→ Materials provided:
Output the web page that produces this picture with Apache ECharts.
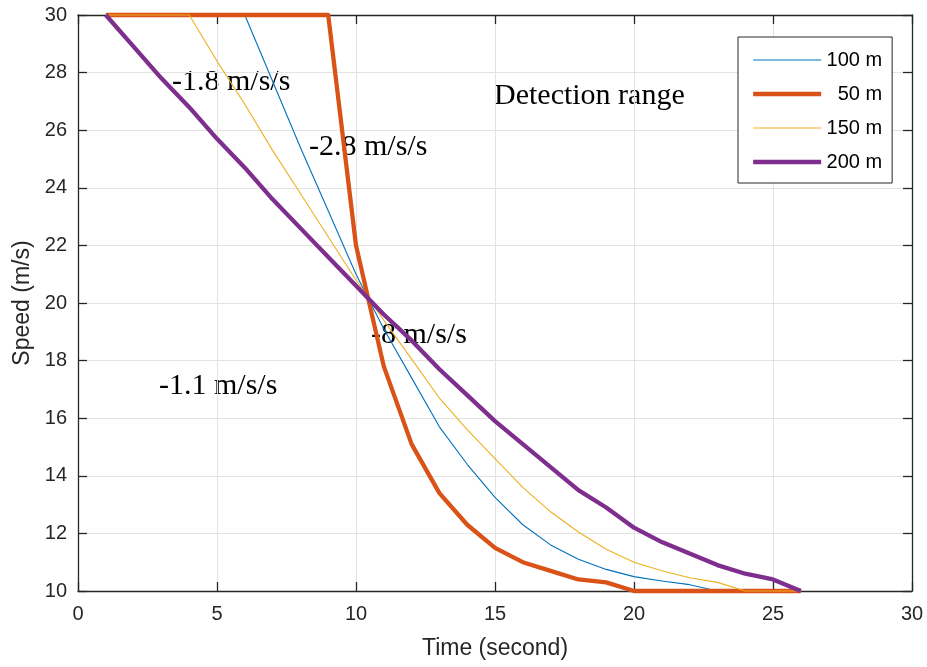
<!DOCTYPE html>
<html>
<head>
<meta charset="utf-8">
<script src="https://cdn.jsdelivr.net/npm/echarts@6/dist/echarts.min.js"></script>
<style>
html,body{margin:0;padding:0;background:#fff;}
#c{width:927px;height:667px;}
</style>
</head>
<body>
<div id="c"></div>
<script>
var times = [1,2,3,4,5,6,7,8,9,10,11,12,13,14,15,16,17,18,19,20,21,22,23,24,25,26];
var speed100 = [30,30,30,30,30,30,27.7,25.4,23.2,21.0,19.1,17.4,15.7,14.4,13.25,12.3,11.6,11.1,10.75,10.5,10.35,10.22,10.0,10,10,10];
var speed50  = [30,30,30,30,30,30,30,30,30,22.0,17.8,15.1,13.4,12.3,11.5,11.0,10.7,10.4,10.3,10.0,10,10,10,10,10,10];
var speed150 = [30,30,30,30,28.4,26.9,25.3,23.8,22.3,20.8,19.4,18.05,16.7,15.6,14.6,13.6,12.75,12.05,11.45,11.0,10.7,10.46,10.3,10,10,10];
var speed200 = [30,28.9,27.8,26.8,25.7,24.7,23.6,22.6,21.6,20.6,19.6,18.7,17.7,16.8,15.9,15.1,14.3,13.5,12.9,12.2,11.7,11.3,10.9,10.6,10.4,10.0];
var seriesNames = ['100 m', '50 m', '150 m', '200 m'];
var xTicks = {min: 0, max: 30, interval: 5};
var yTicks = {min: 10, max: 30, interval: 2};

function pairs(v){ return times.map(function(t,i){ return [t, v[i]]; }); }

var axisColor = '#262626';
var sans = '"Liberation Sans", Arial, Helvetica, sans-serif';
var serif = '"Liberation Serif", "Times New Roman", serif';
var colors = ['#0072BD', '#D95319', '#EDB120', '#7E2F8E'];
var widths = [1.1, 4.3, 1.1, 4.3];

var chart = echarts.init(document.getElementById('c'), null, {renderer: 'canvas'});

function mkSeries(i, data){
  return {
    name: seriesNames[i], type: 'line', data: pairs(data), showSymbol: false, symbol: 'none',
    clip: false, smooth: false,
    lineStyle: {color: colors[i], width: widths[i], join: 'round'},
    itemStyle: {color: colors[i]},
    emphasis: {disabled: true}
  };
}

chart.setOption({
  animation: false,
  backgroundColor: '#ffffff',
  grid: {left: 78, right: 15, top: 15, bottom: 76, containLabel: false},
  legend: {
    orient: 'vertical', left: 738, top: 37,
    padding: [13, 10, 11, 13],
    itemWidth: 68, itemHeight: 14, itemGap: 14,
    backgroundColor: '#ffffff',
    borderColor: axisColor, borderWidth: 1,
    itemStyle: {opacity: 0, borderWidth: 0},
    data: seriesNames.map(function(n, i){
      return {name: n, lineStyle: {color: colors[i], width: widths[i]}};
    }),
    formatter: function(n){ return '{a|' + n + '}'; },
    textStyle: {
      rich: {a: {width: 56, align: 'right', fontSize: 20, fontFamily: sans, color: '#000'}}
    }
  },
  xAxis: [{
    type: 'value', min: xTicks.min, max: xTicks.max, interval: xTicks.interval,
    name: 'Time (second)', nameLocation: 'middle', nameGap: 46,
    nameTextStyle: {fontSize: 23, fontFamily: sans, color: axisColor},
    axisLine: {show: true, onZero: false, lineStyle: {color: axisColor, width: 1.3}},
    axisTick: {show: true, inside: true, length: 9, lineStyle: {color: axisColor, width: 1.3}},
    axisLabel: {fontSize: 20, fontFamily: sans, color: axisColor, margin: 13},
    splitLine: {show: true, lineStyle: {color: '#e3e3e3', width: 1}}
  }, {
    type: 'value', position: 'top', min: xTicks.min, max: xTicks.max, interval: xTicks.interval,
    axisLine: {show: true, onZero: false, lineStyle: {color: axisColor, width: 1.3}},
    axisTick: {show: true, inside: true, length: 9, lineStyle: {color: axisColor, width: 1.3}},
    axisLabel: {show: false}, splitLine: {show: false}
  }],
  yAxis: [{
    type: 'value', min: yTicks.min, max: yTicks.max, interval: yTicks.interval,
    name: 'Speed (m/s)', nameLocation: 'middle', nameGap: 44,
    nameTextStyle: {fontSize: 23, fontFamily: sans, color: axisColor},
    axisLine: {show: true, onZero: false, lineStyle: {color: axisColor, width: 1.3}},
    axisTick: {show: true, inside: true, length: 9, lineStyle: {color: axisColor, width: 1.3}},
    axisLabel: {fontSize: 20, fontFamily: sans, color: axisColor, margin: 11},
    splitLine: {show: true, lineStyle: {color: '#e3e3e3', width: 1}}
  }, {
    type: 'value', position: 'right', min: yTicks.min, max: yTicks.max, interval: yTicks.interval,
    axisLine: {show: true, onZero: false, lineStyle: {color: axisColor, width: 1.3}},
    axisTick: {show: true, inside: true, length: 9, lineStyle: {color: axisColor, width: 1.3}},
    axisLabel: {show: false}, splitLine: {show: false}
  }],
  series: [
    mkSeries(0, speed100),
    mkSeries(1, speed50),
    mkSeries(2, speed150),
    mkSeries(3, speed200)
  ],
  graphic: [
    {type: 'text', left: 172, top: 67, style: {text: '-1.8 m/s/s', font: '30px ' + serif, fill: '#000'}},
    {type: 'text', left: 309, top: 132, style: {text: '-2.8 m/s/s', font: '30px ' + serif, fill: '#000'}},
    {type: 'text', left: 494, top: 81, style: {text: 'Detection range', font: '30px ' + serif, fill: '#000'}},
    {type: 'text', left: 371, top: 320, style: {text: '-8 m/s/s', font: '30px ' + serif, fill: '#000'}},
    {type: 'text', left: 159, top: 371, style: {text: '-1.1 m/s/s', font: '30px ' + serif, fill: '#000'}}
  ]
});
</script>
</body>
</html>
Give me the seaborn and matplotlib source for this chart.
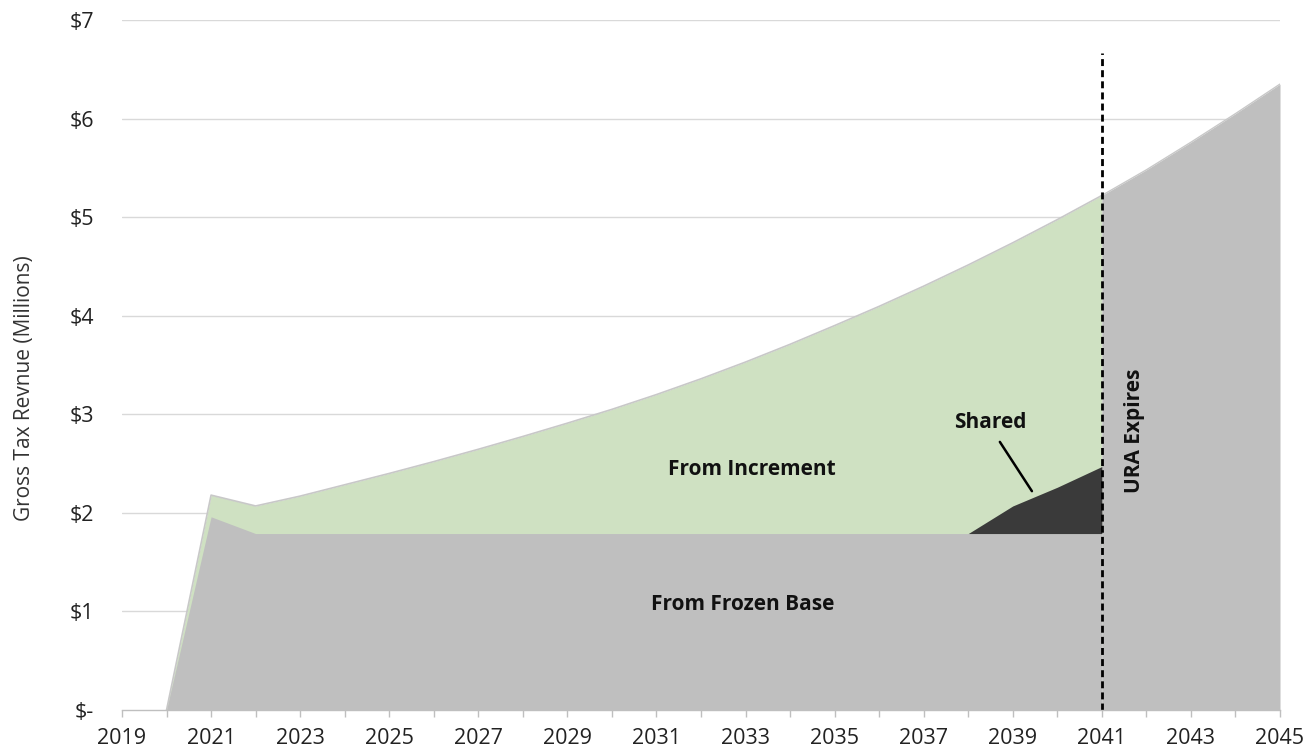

→ Exercise prompt:
The listing above needs to be output again exactly. Don't include the pictures.

→ Result for this task:
Output the web page that produces this picture with Apache ECharts.
<!DOCTYPE html>
<html>
<head>
<meta charset="utf-8">
<script src="https://cdn.jsdelivr.net/npm/echarts@6/dist/echarts.min.js"></script>
<style>
html,body{margin:0;padding:0;background:#fff;}
#c{width:927px;height:667px;}
</style>
</head>
<body>
<div id="c"></div>
<script>
var times = [1,2,3,4,5,6,7,8,9,10,11,12,13,14,15,16,17,18,19,20,21,22,23,24,25,26];
var speed100 = [30,30,30,30,30,30,27.7,25.4,23.2,21.0,19.1,17.4,15.7,14.4,13.25,12.3,11.6,11.1,10.75,10.5,10.35,10.22,10.0,10,10,10];
var speed50  = [30,30,30,30,30,30,30,30,30,22.0,17.8,15.1,13.4,12.3,11.5,11.0,10.7,10.4,10.3,10.0,10,10,10,10,10,10];
var speed150 = [30,30,30,30,28.4,26.9,25.3,23.8,22.3,20.8,19.4,18.05,16.7,15.6,14.6,13.6,12.75,12.05,11.45,11.0,10.7,10.46,10.3,10,10,10];
var speed200 = [30,28.9,27.8,26.8,25.7,24.7,23.6,22.6,21.6,20.6,19.6,18.7,17.7,16.8,15.9,15.1,14.3,13.5,12.9,12.2,11.7,11.3,10.9,10.6,10.4,10.0];
var seriesNames = ['100 m', '50 m', '150 m', '200 m'];
var xTicks = {min: 0, max: 30, interval: 5};
var yTicks = {min: 10, max: 30, interval: 2};

function pairs(v){ return times.map(function(t,i){ return [t, v[i]]; }); }

var axisColor = '#262626';
var sans = '"Liberation Sans", Arial, Helvetica, sans-serif';
var serif = '"Liberation Serif", "Times New Roman", serif';
var colors = ['#0072BD', '#D95319', '#EDB120', '#7E2F8E'];
var widths = [1.1, 4.3, 1.1, 4.3];

var chart = echarts.init(document.getElementById('c'), null, {renderer: 'canvas'});

function mkSeries(i, data){
  return {
    name: seriesNames[i], type: 'line', data: pairs(data), showSymbol: false, symbol: 'none',
    clip: false, smooth: false,
    lineStyle: {color: colors[i], width: widths[i], join: 'round'},
    itemStyle: {color: colors[i]},
    emphasis: {disabled: true}
  };
}

chart.setOption({
  animation: false,
  backgroundColor: '#ffffff',
  grid: {left: 78, right: 15, top: 15, bottom: 76, containLabel: false},
  legend: {
    orient: 'vertical', left: 738, top: 37,
    padding: [13, 10, 11, 13],
    itemWidth: 68, itemHeight: 14, itemGap: 14,
    backgroundColor: '#ffffff',
    borderColor: axisColor, borderWidth: 1,
    itemStyle: {opacity: 0, borderWidth: 0},
    data: seriesNames.map(function(n, i){
      return {name: n, lineStyle: {color: colors[i], width: widths[i]}};
    }),
    formatter: function(n){ return '{a|' + n + '}'; },
    textStyle: {
      rich: {a: {width: 56, align: 'right', fontSize: 20, fontFamily: sans, color: '#000'}}
    }
  },
  xAxis: [{
    type: 'value', min: xTicks.min, max: xTicks.max, interval: xTicks.interval,
    name: 'Time (second)', nameLocation: 'middle', nameGap: 46,
    nameTextStyle: {fontSize: 23, fontFamily: sans, color: axisColor},
    axisLine: {show: true, onZero: false, lineStyle: {color: axisColor, width: 1.3}},
    axisTick: {show: true, inside: true, length: 9, lineStyle: {color: axisColor, width: 1.3}},
    axisLabel: {fontSize: 20, fontFamily: sans, color: axisColor, margin: 13},
    splitLine: {show: true, lineStyle: {color: '#e3e3e3', width: 1}}
  }, {
    type: 'value', position: 'top', min: xTicks.min, max: xTicks.max, interval: xTicks.interval,
    axisLine: {show: true, onZero: false, lineStyle: {color: axisColor, width: 1.3}},
    axisTick: {show: true, inside: true, length: 9, lineStyle: {color: axisColor, width: 1.3}},
    axisLabel: {show: false}, splitLine: {show: false}
  }],
  yAxis: [{
    type: 'value', min: yTicks.min, max: yTicks.max, interval: yTicks.interval,
    name: 'Speed (m/s)', nameLocation: 'middle', nameGap: 44,
    nameTextStyle: {fontSize: 23, fontFamily: sans, color: axisColor},
    axisLine: {show: true, onZero: false, lineStyle: {color: axisColor, width: 1.3}},
    axisTick: {show: true, inside: true, length: 9, lineStyle: {color: axisColor, width: 1.3}},
    axisLabel: {fontSize: 20, fontFamily: sans, color: axisColor, margin: 11},
    splitLine: {show: true, lineStyle: {color: '#e3e3e3', width: 1}}
  }, {
    type: 'value', position: 'right', min: yTicks.min, max: yTicks.max, interval: yTicks.interval,
    axisLine: {show: true, onZero: false, lineStyle: {color: axisColor, width: 1.3}},
    axisTick: {show: true, inside: true, length: 9, lineStyle: {color: axisColor, width: 1.3}},
    axisLabel: {show: false}, splitLine: {show: false}
  }],
  series: [
    mkSeries(0, speed100),
    mkSeries(1, speed50),
    mkSeries(2, speed150),
    mkSeries(3, speed200)
  ],
  graphic: [
    {type: 'text', left: 172, top: 67, style: {text: '-1.8 m/s/s', font: '30px ' + serif, fill: '#000'}},
    {type: 'text', left: 309, top: 132, style: {text: '-2.8 m/s/s', font: '30px ' + serif, fill: '#000'}},
    {type: 'text', left: 494, top: 81, style: {text: 'Detection range', font: '30px ' + serif, fill: '#000'}},
    {type: 'text', left: 371, top: 320, style: {text: '-8 m/s/s', font: '30px ' + serif, fill: '#000'}},
    {type: 'text', left: 159, top: 371, style: {text: '-1.1 m/s/s', font: '30px ' + serif, fill: '#000'}}
  ]
});
</script>
</body>
</html>
Give me the seaborn and matplotlib source for this chart.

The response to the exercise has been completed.